如果不存在公共前缀,返回空字符串 ""。
示例
示例 1:
输入:strs = ["flower","flow","flight"]
输出:"fl"
示例 2:
输入:strs = ["dog","racecar","car"]
输出:""
解释:输入不存在公共前缀。
提示
0 <= strs.length <= 2000 <= strs[i].length <= 200strs[i] 仅由小写英文字母组成
出处
链接:https://leetcode-cn.com/problems/longest-common-prefix
思路
这里我们需要拿字符串数组 strs 中的第一个字符串 str 进行遍历,然后如果说截取到的字符串 cur 满足题意就把它赋值给 res,不满足就退出循环。这里有一点就是你要单独判断数组为 0 的情况, 然后如果你是用 substr 函数截取的话,长度可以取等号的。
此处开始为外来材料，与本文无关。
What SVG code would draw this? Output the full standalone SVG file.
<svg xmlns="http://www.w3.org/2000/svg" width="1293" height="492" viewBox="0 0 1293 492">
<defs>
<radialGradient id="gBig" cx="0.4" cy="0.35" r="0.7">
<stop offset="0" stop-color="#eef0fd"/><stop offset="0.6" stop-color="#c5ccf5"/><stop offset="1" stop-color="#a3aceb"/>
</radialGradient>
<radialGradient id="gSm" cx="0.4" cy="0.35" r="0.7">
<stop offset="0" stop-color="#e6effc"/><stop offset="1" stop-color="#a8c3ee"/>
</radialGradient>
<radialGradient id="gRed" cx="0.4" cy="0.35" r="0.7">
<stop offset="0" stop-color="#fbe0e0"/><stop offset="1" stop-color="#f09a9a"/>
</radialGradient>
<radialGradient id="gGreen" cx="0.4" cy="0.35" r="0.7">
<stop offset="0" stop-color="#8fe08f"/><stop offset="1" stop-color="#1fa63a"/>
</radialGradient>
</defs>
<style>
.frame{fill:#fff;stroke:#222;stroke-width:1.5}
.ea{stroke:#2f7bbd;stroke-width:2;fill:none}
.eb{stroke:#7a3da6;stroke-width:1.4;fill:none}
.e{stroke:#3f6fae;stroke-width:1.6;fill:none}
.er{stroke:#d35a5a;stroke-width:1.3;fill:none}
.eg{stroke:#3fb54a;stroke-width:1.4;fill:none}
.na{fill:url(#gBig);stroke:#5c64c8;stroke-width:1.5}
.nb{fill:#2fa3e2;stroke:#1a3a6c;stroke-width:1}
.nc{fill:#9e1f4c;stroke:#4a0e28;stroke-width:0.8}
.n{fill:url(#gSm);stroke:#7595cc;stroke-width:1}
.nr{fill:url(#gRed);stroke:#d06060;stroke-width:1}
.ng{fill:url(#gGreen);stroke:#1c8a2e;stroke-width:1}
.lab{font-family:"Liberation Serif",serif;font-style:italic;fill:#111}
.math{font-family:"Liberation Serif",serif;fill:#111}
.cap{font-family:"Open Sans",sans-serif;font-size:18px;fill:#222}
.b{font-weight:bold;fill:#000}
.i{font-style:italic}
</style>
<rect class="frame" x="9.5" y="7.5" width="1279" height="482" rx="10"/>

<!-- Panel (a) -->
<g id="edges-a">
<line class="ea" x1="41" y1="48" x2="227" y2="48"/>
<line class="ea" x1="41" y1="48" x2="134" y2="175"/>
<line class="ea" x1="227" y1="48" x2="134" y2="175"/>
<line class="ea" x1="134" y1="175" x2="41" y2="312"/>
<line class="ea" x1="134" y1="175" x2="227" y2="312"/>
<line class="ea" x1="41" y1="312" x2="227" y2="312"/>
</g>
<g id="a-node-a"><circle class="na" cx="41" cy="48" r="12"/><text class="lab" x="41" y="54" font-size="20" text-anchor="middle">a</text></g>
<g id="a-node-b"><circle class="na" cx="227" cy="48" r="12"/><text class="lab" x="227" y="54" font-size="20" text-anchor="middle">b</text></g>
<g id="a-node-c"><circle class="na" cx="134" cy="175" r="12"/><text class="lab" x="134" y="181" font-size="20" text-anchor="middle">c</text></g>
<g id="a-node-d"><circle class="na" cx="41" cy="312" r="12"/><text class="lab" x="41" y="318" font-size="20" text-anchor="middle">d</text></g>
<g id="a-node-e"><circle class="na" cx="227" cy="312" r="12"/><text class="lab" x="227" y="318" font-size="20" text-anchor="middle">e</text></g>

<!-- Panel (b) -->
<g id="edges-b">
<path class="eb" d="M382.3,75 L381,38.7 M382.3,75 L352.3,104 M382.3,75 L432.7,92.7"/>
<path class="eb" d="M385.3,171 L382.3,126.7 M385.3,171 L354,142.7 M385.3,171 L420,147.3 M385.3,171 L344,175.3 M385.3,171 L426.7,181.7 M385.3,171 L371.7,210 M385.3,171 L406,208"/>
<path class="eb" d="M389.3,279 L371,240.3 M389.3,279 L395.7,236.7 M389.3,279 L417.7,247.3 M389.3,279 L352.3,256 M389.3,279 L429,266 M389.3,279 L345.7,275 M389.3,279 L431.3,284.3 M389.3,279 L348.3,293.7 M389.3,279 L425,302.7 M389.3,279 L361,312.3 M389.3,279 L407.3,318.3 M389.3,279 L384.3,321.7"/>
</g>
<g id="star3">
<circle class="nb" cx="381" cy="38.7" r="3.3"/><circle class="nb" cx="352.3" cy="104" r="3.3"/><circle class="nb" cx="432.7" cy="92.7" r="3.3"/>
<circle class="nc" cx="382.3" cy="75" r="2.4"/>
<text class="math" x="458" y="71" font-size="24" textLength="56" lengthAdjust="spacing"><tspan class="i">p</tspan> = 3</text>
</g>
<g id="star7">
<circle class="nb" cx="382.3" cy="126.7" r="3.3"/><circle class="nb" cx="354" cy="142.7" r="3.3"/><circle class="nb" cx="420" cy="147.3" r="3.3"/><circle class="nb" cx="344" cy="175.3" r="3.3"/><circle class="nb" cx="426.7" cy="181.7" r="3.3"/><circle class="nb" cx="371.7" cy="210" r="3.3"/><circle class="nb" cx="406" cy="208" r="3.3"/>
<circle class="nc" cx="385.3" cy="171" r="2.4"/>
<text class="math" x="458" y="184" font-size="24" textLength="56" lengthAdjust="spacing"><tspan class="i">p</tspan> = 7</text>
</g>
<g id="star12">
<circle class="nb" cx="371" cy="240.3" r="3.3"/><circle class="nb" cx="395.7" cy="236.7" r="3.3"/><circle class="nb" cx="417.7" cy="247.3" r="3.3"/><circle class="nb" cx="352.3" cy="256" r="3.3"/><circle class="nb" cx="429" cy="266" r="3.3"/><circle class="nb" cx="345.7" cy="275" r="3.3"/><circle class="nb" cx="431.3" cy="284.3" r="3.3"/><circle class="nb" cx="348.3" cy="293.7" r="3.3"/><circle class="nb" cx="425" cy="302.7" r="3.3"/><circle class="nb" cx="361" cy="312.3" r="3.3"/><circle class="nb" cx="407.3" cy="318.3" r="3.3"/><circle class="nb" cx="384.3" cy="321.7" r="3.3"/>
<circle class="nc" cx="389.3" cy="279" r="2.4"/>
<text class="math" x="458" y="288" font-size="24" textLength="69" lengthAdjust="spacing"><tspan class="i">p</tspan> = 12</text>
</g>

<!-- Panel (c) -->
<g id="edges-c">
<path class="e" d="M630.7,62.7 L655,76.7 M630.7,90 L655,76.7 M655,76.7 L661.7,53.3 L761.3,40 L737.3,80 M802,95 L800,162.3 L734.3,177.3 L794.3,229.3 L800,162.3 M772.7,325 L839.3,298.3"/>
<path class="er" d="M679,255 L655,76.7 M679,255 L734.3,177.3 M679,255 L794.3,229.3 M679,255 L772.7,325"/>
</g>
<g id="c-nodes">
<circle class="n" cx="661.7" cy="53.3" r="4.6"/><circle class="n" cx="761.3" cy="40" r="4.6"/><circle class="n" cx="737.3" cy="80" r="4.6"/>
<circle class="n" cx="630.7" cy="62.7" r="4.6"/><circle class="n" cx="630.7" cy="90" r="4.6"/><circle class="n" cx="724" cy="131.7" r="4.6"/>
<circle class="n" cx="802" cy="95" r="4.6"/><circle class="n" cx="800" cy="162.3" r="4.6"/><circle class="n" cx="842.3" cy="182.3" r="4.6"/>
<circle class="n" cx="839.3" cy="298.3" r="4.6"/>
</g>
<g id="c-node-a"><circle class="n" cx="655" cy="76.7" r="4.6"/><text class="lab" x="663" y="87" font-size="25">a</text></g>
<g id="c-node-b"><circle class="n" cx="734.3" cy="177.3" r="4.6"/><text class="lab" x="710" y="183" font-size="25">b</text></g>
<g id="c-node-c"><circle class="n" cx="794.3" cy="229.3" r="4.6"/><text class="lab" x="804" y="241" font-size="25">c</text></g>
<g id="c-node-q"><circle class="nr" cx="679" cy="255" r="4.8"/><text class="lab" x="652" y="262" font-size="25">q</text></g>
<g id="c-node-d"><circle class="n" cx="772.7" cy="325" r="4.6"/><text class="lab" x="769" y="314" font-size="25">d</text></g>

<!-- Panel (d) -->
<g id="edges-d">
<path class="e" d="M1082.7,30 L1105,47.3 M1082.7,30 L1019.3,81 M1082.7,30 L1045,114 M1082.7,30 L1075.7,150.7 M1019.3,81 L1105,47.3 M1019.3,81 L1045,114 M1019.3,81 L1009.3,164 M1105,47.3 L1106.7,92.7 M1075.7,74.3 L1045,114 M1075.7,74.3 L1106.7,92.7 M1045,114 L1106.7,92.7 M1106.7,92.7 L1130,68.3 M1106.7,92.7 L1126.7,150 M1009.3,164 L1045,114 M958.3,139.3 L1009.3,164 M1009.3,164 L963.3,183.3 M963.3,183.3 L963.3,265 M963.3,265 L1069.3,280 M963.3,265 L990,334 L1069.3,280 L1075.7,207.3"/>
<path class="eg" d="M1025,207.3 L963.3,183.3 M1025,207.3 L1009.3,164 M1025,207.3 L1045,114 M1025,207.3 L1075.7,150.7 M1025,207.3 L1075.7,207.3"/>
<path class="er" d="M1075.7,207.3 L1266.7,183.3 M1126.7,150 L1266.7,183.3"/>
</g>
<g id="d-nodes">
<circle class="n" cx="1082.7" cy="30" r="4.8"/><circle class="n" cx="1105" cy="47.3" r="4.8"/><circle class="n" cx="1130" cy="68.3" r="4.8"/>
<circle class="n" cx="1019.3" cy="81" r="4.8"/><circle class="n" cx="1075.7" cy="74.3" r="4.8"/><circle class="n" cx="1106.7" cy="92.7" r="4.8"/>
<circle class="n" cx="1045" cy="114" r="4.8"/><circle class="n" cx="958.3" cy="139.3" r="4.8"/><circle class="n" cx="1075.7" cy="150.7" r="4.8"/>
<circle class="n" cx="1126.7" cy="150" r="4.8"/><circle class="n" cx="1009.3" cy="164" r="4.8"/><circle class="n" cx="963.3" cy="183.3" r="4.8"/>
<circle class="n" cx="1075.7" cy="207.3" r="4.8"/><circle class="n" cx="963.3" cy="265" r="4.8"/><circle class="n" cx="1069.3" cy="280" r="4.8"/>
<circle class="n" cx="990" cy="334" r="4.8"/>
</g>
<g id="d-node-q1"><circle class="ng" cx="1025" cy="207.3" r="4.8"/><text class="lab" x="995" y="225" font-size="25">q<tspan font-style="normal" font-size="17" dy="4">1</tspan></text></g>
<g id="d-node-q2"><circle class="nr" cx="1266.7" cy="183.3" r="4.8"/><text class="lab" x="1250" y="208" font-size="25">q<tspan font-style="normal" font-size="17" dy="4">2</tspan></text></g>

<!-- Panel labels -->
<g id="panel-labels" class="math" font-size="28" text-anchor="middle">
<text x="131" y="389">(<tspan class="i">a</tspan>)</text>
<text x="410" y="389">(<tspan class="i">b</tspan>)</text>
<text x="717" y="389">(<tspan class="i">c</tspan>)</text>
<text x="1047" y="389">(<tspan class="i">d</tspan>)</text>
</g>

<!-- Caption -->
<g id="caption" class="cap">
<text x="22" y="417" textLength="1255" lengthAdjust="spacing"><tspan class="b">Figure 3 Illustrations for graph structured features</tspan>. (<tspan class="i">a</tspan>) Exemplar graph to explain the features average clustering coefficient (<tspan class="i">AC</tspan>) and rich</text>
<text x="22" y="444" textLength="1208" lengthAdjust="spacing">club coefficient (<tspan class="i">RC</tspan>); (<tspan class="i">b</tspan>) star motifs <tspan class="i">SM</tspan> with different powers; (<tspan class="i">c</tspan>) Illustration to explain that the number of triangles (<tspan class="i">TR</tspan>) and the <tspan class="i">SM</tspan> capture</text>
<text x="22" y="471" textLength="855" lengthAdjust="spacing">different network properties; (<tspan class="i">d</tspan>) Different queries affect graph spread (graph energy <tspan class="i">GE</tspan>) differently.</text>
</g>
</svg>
当然你也可以不借助 JS 的一些 API,手动遍历,然后字符串相加求解。
代码
巧用 JSAPI
/**
* @param {string[]} strs
* @return {string}
*/
const longestCommonPrefix = function (strs) {
if (strs.length === 0) {
return '';
}
let cur = '';
let res = '';
for (let i = 0; i <= strs[0].length; i++) {
cur = strs[0].substr(0, i);
if (strs.every((str) => str.startsWith(cur))) {
res = cur;
} else {
break;
}
}
return res;
};
export default longestCommonPrefix;
传统的解法
/**
* @param {string[]} strs
* @return {string}
*/
const longestCommonPrefix = function (strs) {
let res = '';
if (strs.length !== 0) {
for (let i = 0; i < strs[0].length; i++) {
if (strs.every((str) => str[i] === strs[0][i])) {
res += strs[0][i];
} else {
break;
}
}
}
return res;
};
export default longestCommonPrefix;
测试
import longestCommonPrefix from '../../code/leetcode/14';
describe('test function longestCommonPrefix:', () => {
test('test case strs = []', () => {
const res = longestCommonPrefix([]);
expect(res).toBe('');
});
test('test case strs = ["flower","flow","flight"]', () => {
const res = longestCommonPrefix(['flower', 'flow', 'flight']);
expect(res).toBe('fl');
});
test('test case strs = ["dog","racecar","car"]', () => {
const res = longestCommonPrefix(['dog', 'racecar', 'car']);
expect(res).toBe('');
});
test('test case strs = ["flower","flower","flower","flower"]', () => {
const res = longestCommonPrefix(['flower', 'flower', 'flower', 'flower']);
expect(res).toBe('flower');
});
test('test case strs = ["a"]', () => {
const res = longestCommonPrefix(['a']);
expect(res).toBe('a');
});
});
说明
本文首发于 GitHub 仓库https://github.com/ataola/coding,线上阅读地址:https://zhengjiangtao.cn/coding/,转载请注明出处,谢谢!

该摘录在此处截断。